Kirche verlangt von Salzburger Mietern (60) Sittlichkeit

Ombudsfrau
23.10.2012 16:35
Mitten in der Salzburger Altstadt, hinter dem Domplatz, wo während der Festspiele die "Jedermann!"-Rufe zu hören sind, wohnt ein 60-jähriges Ehepaar. In einer Wohnung, die der katholischen Kirche gehört. Doch statt Frieden herrscht seit drei Jahren Streit. Um die Gültigkeit des Mietvertrags und um die Sittlichkeit des Ehepaares ...

Vor drei Jahren sind Frau und Herr N. nach Salzburg umgezogen. Ein Quartier haben sie über einen Makler gefunden. "Den Salzburger Dom als Nachbar", hieß es in der Internet-Anzeige. Doch mit dem Dom als Nachbarn und Vermieter begannen auch die Probleme.

Streit um Miete einer Wohnung des Salzburger Domkapitels
Als sich das Ehepaar nach dem Einzug im November 2009 über Mängel beschwerte, soll auf einmal der vom Domkapitel selbst gestempelte und unterschriebene Mietvertrag kirchenrechtlich nicht gültig gewesen sein. Die Finanzkammer hätte den Vertrag genehmigen müssen. Das hat sie aber nicht getan, obwohl ihr der Vertrag vorher bekannt war. Das Ehepaar sollte deshalb nach einer Woche ausziehen, was es abgelehnt hat. Der Fall ist seither gerichtsanhängig.

"Parallel dazu haben wir uns mit dem damaligen Dechant außergerichtlich auf den Verbleib in der Wohnung geeinigt, und das Verfahren wurde ruhend gestellt", so Herr N. Doch mit der Bestellung des neuen und jetzigen Domdechants ging der Streit von vorne los. Der wollte von einer Einigung nichts mehr wissen und legte dem Ehepaar, das wegen des Streits zur eigenen Schadloshaltung jetzt die Miete einbehält und auf ein Treuhandkonto überweist, einen neuen Mietvertrag vor. Und zwar mit neunjähriger Gültigkeit.

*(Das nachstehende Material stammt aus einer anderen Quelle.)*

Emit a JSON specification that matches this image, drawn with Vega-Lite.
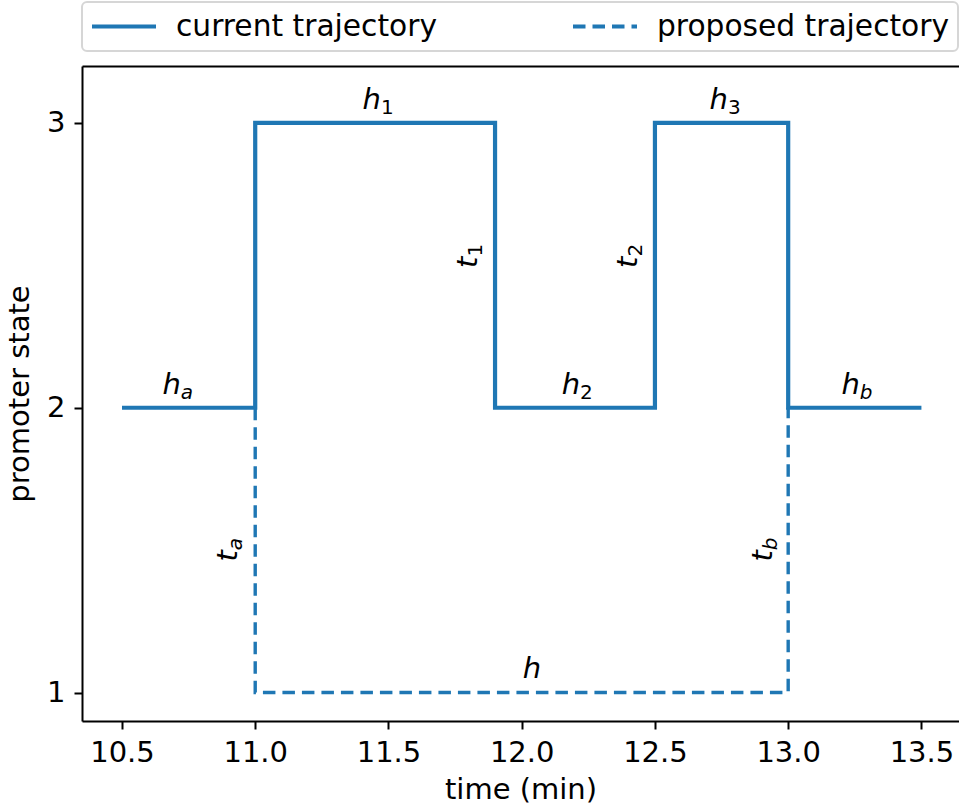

Die Sittenlehrer der katholischen Kirche
Aber auch mit folgendem Passus: "Weiters verpflichten sich die Mieter, im Mietobjekt keine Aktivitäten zu setzen oder zu dulden, welche den Intentionen oder Sittenlehre der katholischen Kirche zuwiderlaufen." Für Herrn N. der Gipfel der Frechheit: "Ich habe diese Forderung als anmaßend, rechtswidrig, diskriminierend und restpektlos zurückgewiesen. Wir sind ein langjährig verheiratetes Ehepaar, und wir bedürfen nicht der Anleitung des neuen Domdechanten, was unser Privatleben in unseren eigenen vier Wänden anbelangt."

Das Gericht in Salzburg hat jedenfalls in zwei Instanzen im Sinne der Kirche entschieden: Der ursprüngliche Mietvertrag sei ungültig, aber ein angemessenes Benützungsentgelt zu bezahlen.

In seiner Stellungnahme an die Ombudsfrau verweist das Salzburger Domkapitel auf diese Entscheidung. Außerdem wäre die Gültigkeit egal, da der ursprüngliche Vertrag ohnehin jetzt auslaufen würde. Alles schön und gut, aber warum werden Wohnungen überhaupt mit ungültigen Verträgen übergeben? Das Ehepaar hat sich an den Obersten Gerichtshof in Wien gewandt und hofft, dass es dort eine weltliche Entscheidung geben wird.